Just a small follow up on this question for those who are interested
in this topic.

On Sat, Aug 2, 2008 at 1:52 AM, Gustavo Sverzut Barbieri
<[EMAIL PROTECTED]> wrote:
> No, I'm not. What I want is to stop cooking things that are already
> done. Sometimes I really think that Mark Shuttleworth is right WRT
> time-based releases, man, this would make this project so good, SO
> GOOD that I can't even imagine. From the technical to the social side.

IMHO, I also like the idea of time-based releases.

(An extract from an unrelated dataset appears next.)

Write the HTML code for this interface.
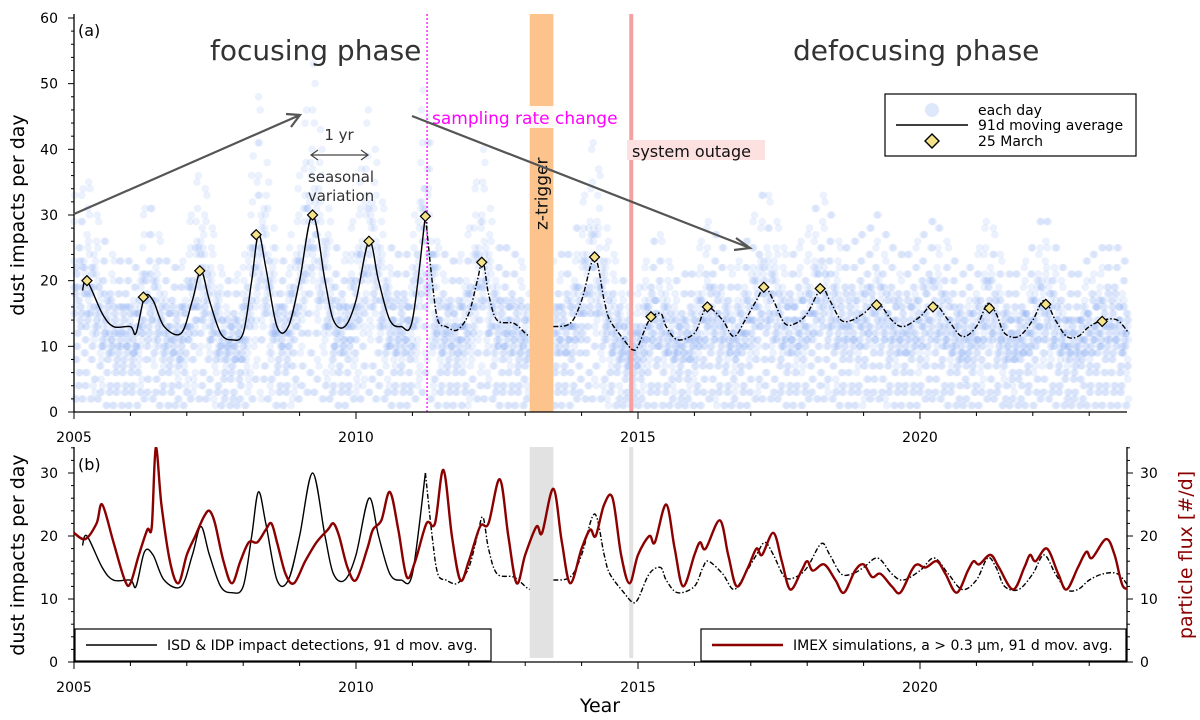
<!DOCTYPE html>
<html><head><meta charset="utf-8"><style>
html,body{margin:0;padding:0;background:#fff;}
svg{display:block;font-family:"DejaVu Sans","Liberation Sans",sans-serif;}
</style></head><body>
<svg id="chart" width="1200" height="720" viewBox="0 0 1200 720">
<g id="scatter"></g>
<g id="panelA"></g>
<g id="panelB"></g>
</svg>
<script>
// ---- data ----
const maYears = [2005.15,2005.23,2005.5,2005.7,2006.0,2006.1,2006.25,2006.4,2006.6,2006.9,2007.1,2007.25,2007.4,2007.6,2007.8,2008.0,2008.15,2008.27,2008.4,2008.6,2008.8,2009.0,2009.23,2009.45,2009.6,2009.8,2010.0,2010.23,2010.4,2010.6,2010.8,2011.0,2011.23,2011.35,2011.45,2011.6,2011.8,2012.0,2012.15,2012.25,2012.35,2012.5,2012.8,2013.0,2013.08,null,2013.5,2013.8,2014.0,2014.23,2014.4,2014.5,2014.75,2014.9,2015.0,2015.2,2015.4,2015.5,2015.7,2016.0,2016.15,2016.25,2016.5,2016.7,2016.9,2017.1,2017.25,2017.4,2017.6,2017.8,2018.0,2018.25,2018.4,2018.6,2018.8,2019.0,2019.25,2019.5,2019.7,2020.0,2020.25,2020.5,2020.75,2021.0,2021.2,2021.35,2021.5,2021.75,2022.0,2022.2,2022.4,2022.6,2022.8,2023.0,2023.25,2023.5,2023.7];
const maValues = [18.5,20,15,13,13,12,17.5,17,13,12,17,21.5,17,12,11,12,20,27,22,13,13,20,30,20,14,13,17,26,20,14,13,14,30,20,14,13,12.5,15,20,23,18,14,13.5,12,11.5,null,13,13.5,17,23.5,17,14,11,9.5,10,14,15,13,11,12,15,16,14,11.5,14,17,19,17,13.5,13.5,15,18.8,17,14,14,15,16.5,14,13,14.5,16.5,14,11.5,13,16.5,15,12,11.5,14,17,14,11.5,11.5,13,14,14,12];
const marchYears = [2005.23,2006.23,2007.23,2008.23,2009.23,2010.23,2011.23,2012.23,2014.23,2015.23,2016.23,2017.23,2018.23,2019.23,2020.23,2021.23,2022.23,2023.23];
const marchValues = [20,17.5,21.5,27,30,26,29.8,22.8,23.6,14.5,16,19,18.8,16.3,16,15.8,16.4,13.8];
const imexYears = [2005.0,2005.2,2005.4,2005.5,2005.7,2005.9,2006.0,2006.15,2006.3,2006.38,2006.45,2006.55,2006.7,2006.85,2007.0,2007.15,2007.3,2007.4,2007.5,2007.65,2007.8,2007.95,2008.1,2008.25,2008.4,2008.5,2008.6,2008.75,2008.9,2009.1,2009.3,2009.5,2009.6,2009.7,2009.85,2010.0,2010.2,2010.3,2010.45,2010.6,2010.75,2010.9,2011.05,2011.25,2011.4,2011.55,2011.7,2011.85,2012.0,2012.2,2012.35,2012.55,2012.7,2012.85,2013.0,2013.2,2013.3,2013.5,2013.65,2013.8,2014.0,2014.15,2014.25,2014.4,2014.55,2014.7,2014.85,2015.0,2015.2,2015.3,2015.5,2015.65,2015.8,2016.0,2016.1,2016.2,2016.45,2016.6,2016.75,2016.95,2017.1,2017.2,2017.4,2017.55,2017.7,2017.9,2018.0,2018.1,2018.3,2018.5,2018.65,2018.85,2019.0,2019.15,2019.3,2019.5,2019.65,2019.85,2019.95,2020.1,2020.3,2020.45,2020.65,2020.85,2020.95,2021.05,2021.25,2021.4,2021.65,2021.85,2021.95,2022.05,2022.25,2022.45,2022.6,2022.8,2022.95,2023.05,2023.3,2023.45,2023.6,2023.78];
const imexValues = [20.5,19.5,22,25,19,13,12.5,17,21,21.5,34,25,16,12.5,17,20,23,24,22,16,12.5,16,19,19,21,22,19,14,12.5,16,19,21,22,20,15,13,18,21,22.5,27,21,13.5,16,22,22,30.5,20,13,16,21.5,22,29,20,12.5,17,21.5,20.5,27.5,19,12.5,18,21,20,25,26,17,12.5,17,20,19,25,18,12,17,19,18,22.5,17,12,15,18,17,20.5,16,11.5,14.5,16,14.5,15.5,13,11,14.5,15.5,13.5,14,12,11,14.5,15.5,15,16,14,11,14.5,16,15.5,17,15,11.5,15,17,16,18,14,11.5,15,17.5,16.5,19.5,17,12,12];
const scatterFactors = [1.0,0.55,1.35,0.8,1.15,0.3,1.55,0.95,0.65,1.25,0.1,1.05,0.75,1.8,0.45,0.9,0.85,1.2,0.2,0.7];
const topTicks = [0,10,20,30,40,50,60];
const botTicks = [0,10,20,30];
const yearTicks = [2005,2010,2015,2020];

// ---- scales ----
const X0=74, PXY=56.4;
const xs = y => X0 + (y-2005)*PXY;
const yA = v => 412 - v*6.567;
const yB = v => 662 - v*6.3;
const NS="http://www.w3.org/2000/svg";
function mk(tag, attrs, parent, txt){const e=document.createElementNS(NS,tag);for(const k in attrs)e.setAttribute(k,attrs[k]);if(txt!==undefined)e.textContent=txt;parent.appendChild(e);return e;}
const A=document.getElementById('panelA'), B=document.getElementById('panelB'), S=document.getElementById('scatter');
function interp(y){for(let i=0;i<maYears.length-1;i++){const a=maYears[i],b=maYears[i+1];if(a===null||b===null)continue;if(y>=a&&y<=b){return maValues[i]+(maValues[i+1]-maValues[i])*(y-a)/(b-a);}}return null;}

// scatter points (daily counts)
let k=0;
for(let y=2005.0;y<2023.78;y+=1/73){
  let m=interp(Math.max(2005.15,y)); if(m===null){k++;continue;}
  for(let j=0;j<4;j++){
    const f=scatterFactors[(k*7+j*3)%scatterFactors.length];
    const v=Math.max(0,Math.round(m*f));
    const c=mk('circle',{cx:xs(y).toFixed(1),cy:yA(v).toFixed(1),r:3.8,fill:'rgb(90,140,240)','fill-opacity':0.12},S);
    
    
  }
  k++;
}

// ---- panel A decorations ----
let r=mk('rect',{x:xs(2013.08),y:14,width:xs(2013.5)-xs(2013.08),height:398,fill:'#fcc48c'},A);

r=mk('line',{x1:xs(2014.88),y1:14,x2:xs(2014.88),y2:412,stroke:'#f7a0a0','stroke-width':4},A);

r=mk('line',{x1:xs(2011.26),y1:14,x2:xs(2011.26),y2:412,stroke:'#ff00ff','stroke-width':1.3,'stroke-dasharray':'2,2'},A);


// axes A
mk('line',{x1:74,y1:14,x2:74,y2:412,stroke:'#000','stroke-width':1.3},A);
mk('line',{x1:74,y1:412,x2:1127,y2:412,stroke:'#000','stroke-width':1.3},A);
for(let v=0;v<=60;v+=2){mk('line',{x1:74-(v%10?3:6),y1:yA(v),x2:74,y2:yA(v),stroke:'#000','stroke-width':1},A);}
topTicks.forEach(v=>{const t=mk('text',{x:58,y:yA(v)+5,'text-anchor':'end','font-size':14},A,v);});
for(let y=2005;y<=2023;y++){mk('line',{x1:xs(y),y1:412,x2:xs(y),y2:412+(y%5?4:7),stroke:'#000','stroke-width':1},A);}
yearTicks.forEach(y=>{const t=mk('text',{x:xs(y),y:442,'text-anchor':'middle','font-size':14},A,y);});
let t=mk('text',{x:0,y:0,transform:'translate(24,215) rotate(-90)','text-anchor':'middle','font-size':19},A,'dust impacts per day');


// smooth line path builder (Catmull-Rom)
function smooth(pts){if(!pts.length)return '';let d='M'+pts[0][0].toFixed(1)+','+pts[0][1].toFixed(1);
  for(let i=0;i<pts.length-1;i++){const p0=pts[Math.max(0,i-1)],p1=pts[i],p2=pts[i+1],p3=pts[Math.min(pts.length-1,i+2)];
    const c1=[p1[0]+(p2[0]-p0[0])/6,p1[1]+(p2[1]-p0[1])/6],c2=[p2[0]-(p3[0]-p1[0])/6,p2[1]-(p3[1]-p1[1])/6];
    d+=`C${c1[0].toFixed(1)},${c1[1].toFixed(1)} ${c2[0].toFixed(1)},${c2[1].toFixed(1)} ${p2[0].toFixed(1)},${p2[1].toFixed(1)}`;}
  return d;}
function pathFor(ys,vs,yfun,from,to){let d='',seg=[];const flush=()=>{d+=smooth(seg);seg=[];};
  for(let i=0;i<ys.length;i++){if(ys[i]===null||ys[i]<from||ys[i]>to){flush();continue;}seg.push([xs(ys[i]),yfun(vs[i])]);}flush();return d;}
function drawMA(par,yfun,name){
  let p=mk('path',{d:pathFor(maYears,maValues,yfun,2005,2011.26),fill:'none',stroke:'#000','stroke-width':1.4},par);
  
  p=mk('path',{d:pathFor(maYears,maValues,yfun,2011.23,2024),fill:'none',stroke:'#000','stroke-width':1.4,'stroke-dasharray':'5,2,1.5,2'},par);
  
}
drawMA(A,yA,'moving-average-a');
marchYears.forEach((y,i)=>{const cx=xs(y),cy=yA(marchValues[i]);const d=mk('path',{d:`M${cx},${cy-5}L${cx+5},${cy}L${cx},${cy+5}L${cx-5},${cy}Z`,fill:'#f5e38a',stroke:'#000','stroke-width':1.2},A);});

// annotations A
function txt(par,x,y,s,attrs,name){const e=mk('text',Object.assign({x:x,y:y},attrs),par,s);return e;}
txt(A,78,36,'(a)',{'font-size':16},'panel-a-label');
txt(A,210,60,'focusing phase',{'font-size':28,fill:'#333'},'focusing-phase-label');
txt(A,793,60,'defocusing phase',{'font-size':28,fill:'#333'},'defocusing-phase-label');
mk('rect',{x:430,y:106,width:198,height:22,fill:'#fff','fill-opacity':0.9},A);
txt(A,432,124,'sampling rate change',{'font-size':17,fill:'#ff00ff'},'sampling-rate-label');
mk('rect',{x:627,y:140,width:138,height:20,fill:'#fde0e0'},A);
txt(A,632,157,'system outage',{'font-size':16,fill:'#111'},'system-outage-label');
txt(A,0,0,'z-trigger',{'font-size':17,transform:`translate(${xs(2013.29)+6},230) rotate(-90)`,fill:'#111'},'z-trigger-label');
txt(A,339,140,'1 yr',{'font-size':15,'text-anchor':'middle',fill:'#333'},'one-year-label');
mk('path',{d:'M311,155L368,155M318,150L311,155L318,160M361,150L368,155L361,160',stroke:'#444','stroke-width':1.2,fill:'none'},A);
txt(A,341,182,'seasonal',{'font-size':15,'text-anchor':'middle',fill:'#333'},'seasonal-label');
txt(A,341,201,'variation',{'font-size':15,'text-anchor':'middle',fill:'#333'},'variation-label');
mk('path',{d:'M74,214L300,115M286,114L300,115L291,127',stroke:'#555','stroke-width':2.2,fill:'none'},A);
mk('path',{d:'M412,116L750,248M736,238L750,248L734,250',stroke:'#555','stroke-width':2.2,fill:'none'},A);

// legend A
const LA=mk('g',{},A);
mk('rect',{x:885,y:94,width:251,height:62,fill:'#fff',stroke:'#000','stroke-width':1.2},LA);
mk('circle',{cx:932,cy:110,r:7,fill:'#dde8fb'},LA);
mk('line',{x1:896,y1:125,x2:968,y2:125,stroke:'#000','stroke-width':1.4},LA);
mk('path',{d:'M932,134L939,141L932,148L925,141Z',fill:'#f5e38a',stroke:'#000','stroke-width':1.4},LA);
txt(LA,978,115,'each day',{'font-size':14},'legend-each-day');
txt(LA,978,130,'91d moving average',{'font-size':14},'legend-moving-average');
txt(LA,978,146,'25 March',{'font-size':14},'legend-25-march');

// ---- panel B ----
mk('rect',{x:xs(2013.08),y:447,width:xs(2013.5)-xs(2013.08),height:211,fill:'#e2e2e2'},B);
mk('rect',{x:xs(2014.88)-2,y:447,width:4,height:211,fill:'#e2e2e2'},B);
mk('line',{x1:74,y1:447,x2:74,y2:662,stroke:'#000','stroke-width':1.3},B);
mk('line',{x1:1127,y1:447,x2:1127,y2:662,stroke:'#000','stroke-width':1.3},B);
mk('line',{x1:74,y1:662,x2:1127,y2:662,stroke:'#000','stroke-width':1.3},B);
for(let v=0;v<=34;v+=2){mk('line',{x1:74-(v%10?3:6),y1:yB(v),x2:74,y2:yB(v),stroke:'#000'},B);mk('line',{x1:1127,y1:yB(v),x2:1127+(v%10?3:6),y2:yB(v),stroke:'#000'},B);}
botTicks.forEach(v=>{txt(B,58,yB(v)+5,v,{'text-anchor':'end','font-size':14},'y-tick-label-b');txt(B,1140,yB(v)+5,v,{'font-size':14},'y2-tick-label');});
for(let y=2005;y<=2023;y++){mk('line',{x1:xs(y),y1:662,x2:xs(y),y2:662+(y%5?4:7),stroke:'#000'},B);}
yearTicks.forEach(y=>txt(B,xs(y),692,y,{'text-anchor':'middle','font-size':14},'x-tick-label-b'));
txt(B,0,0,'dust impacts per day',{transform:'translate(24,555) rotate(-90)','text-anchor':'middle','font-size':19},'y-axis-title-b');
txt(B,0,0,'particle flux [#/d]',{transform:'translate(1192,555) rotate(-90)','text-anchor':'middle','font-size':19,fill:'#8b0000'},'y2-axis-title');
txt(B,600,712,'Year',{'text-anchor':'middle','font-size':19},'x-axis-title');
txt(B,78,470,'(b)',{'font-size':16},'panel-b-label');
const clip=mk('clipPath',{id:'clipB'},B);mk('rect',{x:74,y:447,width:1053,height:215},clip);
const bLines=mk('g',{'clip-path':'url(#clipB)'},B);
drawMA(bLines,yB,'moving-average-b');
let ip=mk('path',{d:pathFor(imexYears,imexValues,yB,2005,2024),fill:'none',stroke:'#8b0000','stroke-width':2.4,'stroke-linejoin':'round'},bLines);

const LB=mk('g',{},B);
mk('rect',{x:75,y:629,width:416,height:32,fill:'#fff',stroke:'#000','stroke-width':1.2},LB);
mk('line',{x1:86,y1:645,x2:157,y2:645,stroke:'#000','stroke-width':1.4},LB);
txt(LB,167,650,'ISD & IDP impact detections, 91 d mov. avg.',{'font-size':14},'legend-isd');
const LC=mk('g',{},B);
mk('rect',{x:701,y:629,width:425,height:32,fill:'#fff',stroke:'#000','stroke-width':1.2},LC);
mk('line',{x1:712,y1:645,x2:783,y2:645,stroke:'#8b0000','stroke-width':2.4},LC);
txt(LC,793,650,'IMEX simulations, a > 0.3 µm, 91 d mov. avg.',{'font-size':14},'legend-imex');
</script>
</body></html>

As a reference I'll
put up two examples that I think are nice:


1) http://kerneltrap.org/Linux/Kernel_Release_Numbering_Redux

This is about the version numbering, but IMHO is essentially a
recognition from the developers (or at least Linus), that thinking
about 1.0, 1.2, 2.6.26 for Linux doesn't make much sense anymore. They
detached releases from features. If the new feature is ready for this
one, it goes in this release. If not, cook a bit more and appear in
the next.


2) https://fedoraproject.org/wiki/Releases/10/FeatureList

Fedora is a Linux distribution. Here's a simplification of how it
works: they organize the releases by proposing new features (whoever
is going to hack propose them) for the release and keeping a status
about them. The ones that are 100% when it's freeze time are in. The
others not ready are moved back to proposed for the next release. I
guess what Ubuntu folks do is similar.


The "overhead" of releasing can be as simple as build some scripts to
bump stuff up and generate tarballs (btw, raster already has its
asparagus script that does something similar :-)...). Or am I missing
something here?[*]


Maybe people disagree on *what* should be called a "release"? Were the
asparagus snapshots "releases"? (maybe my understanding of "what is a
release" is too weak, I don't exclude that possibility)

Or even people disagree on where should we start with these time-boxed releases?


[*] btw, if you're wondering how could we do something like "let's
take this part out if not ready" in the code, branches can help you
with that, do the new features in "topic branches" and then integrate
to "main tree" when they are ok. You can even keep a tree up with all
those ongoing features, for people testing if you want (that's similar
to what people call "next" tree in some projects). But I'm really not
pushing git or anything here, I think this "cherry picking" of
features is less important right now than the other questions.